Pour qui revoit, en 2022, après l’avoir découvert avec saisissement à sa sortie, dix ans plus tôt, « Uber uns das All » - ridiculement titré en français « L’Amour et rien d’autre », et plus joliment, et fidèlement, « Above us only sky », en anglais -, un étrange dialogue se noue avec la récente et double réalisation de Joanna Hogg, « The Souvenir - Part I » (2018) et « The Souvenir - Part II » (2021). Dans l’une et l’autre œuvre, il est question d’un grand amour défunt, par suicide (le début de « L’Amour et rien d’autre » correspondrait ainsi globalement à « The Souvenir - Part I », à ceci près que la réalisation anglaise saisit cet amour dès sa naissance, à la différence de la réalisation germanique), mais ce deuil engendre la découverte d’une imposture et d’un mensonge, qui ont vraisemblablement conduit l’homme aimé au suicide. Dévoilement qui entraîne l’amoureuse endeuillée dans une forme d’enquête, très poussée chez Joanna Hogg, puisqu’elle fait l’objet de toute la « Part II ».
Avant Joanna Hogg, Jan Schomburg, également au scénario, élaborait une hypothèse plus optimiste puisque, au lieu de se centrer sur le couple si tragiquement déchiré, il se focalise essentiellement sur le personnage féminin de Martha Sabel, magnifiquement campé par la toujours excellente Sandra Hüller. À travers elle, c’est tout le lien amoureux qui se trouve questionné, plus que l’histoire singulière d’un couple particulier ; même si l’on sait bien que le singulier ouvre toujours sur l’autre… Un sentiment peut-il mourir, lorsque l’être qui le suscitait disparaît ? L’amour, dans ce film germanique, très marqué par la philosophie, y compris historique, et par la psychanalyse, paraît assez semblable au héros de Victor Hugo, Hernani, en ceci qu’il pourrait déclarer avec lui : « Je suis une force qui va ». En effet, il apparaît comme impossible que l’amour que portait Martha à son mari Paul (Felix Knopp) s’interrompe aussi brusquement que la vie de celui-ci. « Force qui va », il lui faut poursuivre son cours, et pourquoi pas en se déversant sur celui qui, par un simple geste, évoquera le souvenir du défunt : Alexander Runge, lui aussi excellemment interprété par Georg Friedrich.

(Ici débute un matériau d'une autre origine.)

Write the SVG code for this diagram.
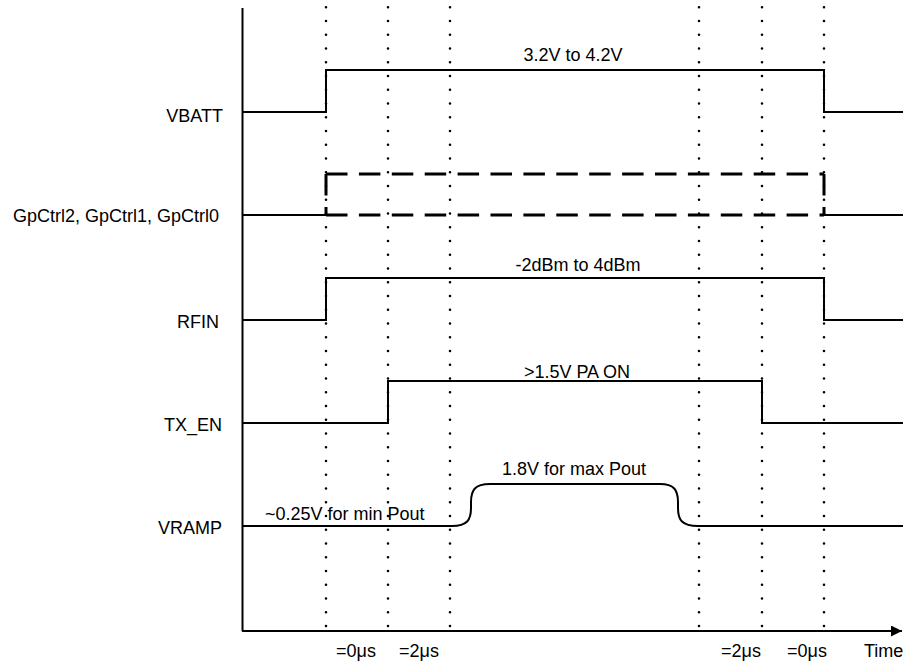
<svg xmlns="http://www.w3.org/2000/svg" width="903" height="664" viewBox="0 0 903 664">
<defs>
<style>
.sig{fill:none;stroke:#000;stroke-width:2;stroke-linejoin:miter}
.dash{fill:none;stroke:#000;stroke-width:3;stroke-dasharray:21.5 11.4}
.dot{fill:none;stroke:#000;stroke-width:2.6;stroke-linecap:round;stroke-dasharray:0 13.75}
.ax{fill:none;stroke:#000;stroke-width:2}
text{font-family:"Liberation Sans",Arial,sans-serif;font-size:18px;fill:#000}
.lbl{text-anchor:end}
.mid{text-anchor:middle}
</style>
<marker id="arr" markerWidth="12" markerHeight="12" refX="11" refY="5.5" orient="auto" markerUnits="userSpaceOnUse">
<path d="M0,0 L11,5.5 L0,11 Z" fill="#000"/>
</marker>
</defs>
<rect width="903" height="664" fill="#fff"/>
<g id="axes">
<path class="ax" d="M242.5,8 V631"/>
<path class="ax" d="M242,631 H902" marker-end="url(#arr)"/>
</g>
<g id="gridlines">
<path class="dot" d="M326,7.3 V632"/>
<path class="dot" d="M388,7.3 V632"/>
<path class="dot" d="M450,7.3 V632"/>
<path class="dot" d="M699,7.3 V632"/>
<path class="dot" d="M762,7.3 V632"/>
<path class="dot" d="M824,7.3 V632"/>
</g>
<g id="connectors">
<g id="vbatt">
<path class="sig" d="M242,112 H326 V70 H824 V112 H903"/>
<text class="lbl" x="223" y="122">VBATT</text>
<text class="mid" x="573" y="61">3.2V to 4.2V</text>
</g>
<g id="gpctrl">
<path class="sig" d="M242,215 H326"/>
<path class="dash" d="M326,174 H824"/>
<path class="dash" d="M326,215 H824"/>
<path class="dash" d="M326,174 V215"/>
<path class="dash" d="M824,174 V215"/>
<path class="sig" d="M824,215 H903"/>
<text class="lbl" x="219" y="222">GpCtrl2, GpCtrl1, GpCtrl0</text>
</g>
<g id="rfin">
<path class="sig" d="M242,320 H326 V278 H824 V320 H903"/>
<text class="lbl" x="219" y="328">RFIN</text>
<text class="mid" x="578" y="271">-2dBm to 4dBm</text>
</g>
<g id="txen">
<path class="sig" d="M242,423 H388 V381 H762 V423 H903"/>
<text class="lbl" x="222" y="431">TX_EN</text>
<text class="mid" x="577" y="378">&gt;1.5V PA ON</text>
</g>
<g id="vramp">
<path class="sig" d="M242,526 H452 C467,526 471,520 471,508 V502 C471,490 475,484 490,484 H660 C674,484 678,490 678,502 V508 C678,520 682,526 698,526 H903"/>
<text class="lbl" x="222" y="534">VRAMP</text>
<text x="265" y="520">~0.25V for min Pout</text>
<text class="mid" x="574" y="475">1.8V for max Pout</text>
</g>
</g>
<g id="timelabels">
<text x="336" y="657">=0μs</text>
<text x="399" y="657">=2μs</text>
<text x="721" y="657">=2μs</text>
<text x="787" y="657">=0μs</text>
<text x="864" y="657">Time</text>
</g>
</svg>
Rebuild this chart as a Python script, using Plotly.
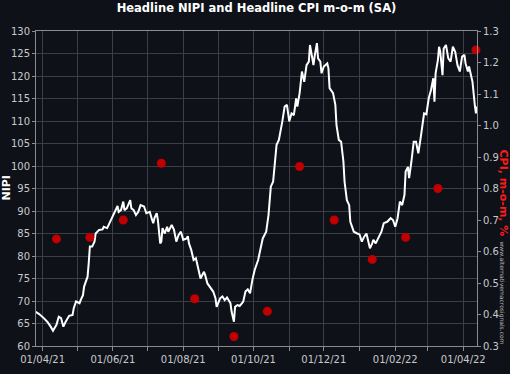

La chose pourrait paraître invraisemblable. Mais, là encore, avec beaucoup de finesse, le réalisateur et scénariste a pris soin de la justifier doublement : sur le plan narratif, la découverte de l’imposture et du mensonge facilite le basculement vers une relation à laquelle le hasard et les circonstances fournissent d’emblée des garanties d’authenticité ; Alexander est véritablement professeur d’Histoire contemporaine en faculté et présente Martha à son cercle d’amis, à la différence de Paul, dont les études de médecine et les succès annoncés se sont révélés chimériques. Sur le plan psychique, Jan Schomburg montre à la perfection non seulement l’état de choc dans lequel plonge une mort inacceptable, mais presque l’état de folie, factuelle, puisqu’il se produit une dissociation entre les faits et ce que le cerveau admet. Un pari borderline que Sandra Hüller et Georg Friedrich font vivre avec une subtilité confondante, la première en prêtant à Martha une inquiétante détermination à aimer, le second en traduisant parfaitement à la fois la séduction radicale exercée par une telle détermination et l’inquiétude qui peut naître parfois au contact de telle ou telle attitude trahissant la faille, le décalage.
Il n’empêche… Après nous avoir fait côtoyer les abysses de la mort et du deuil, Jan Schomburg choisit de nous faire croire à la possibilité d’une renaissance, fût-il nécessaire, pour cela, de changer de ciel et d’abandonner un ciel gonflé de chagrin et de pluie au profit d’un vaste ciel bleu pur, traversé de chants d’oiseaux.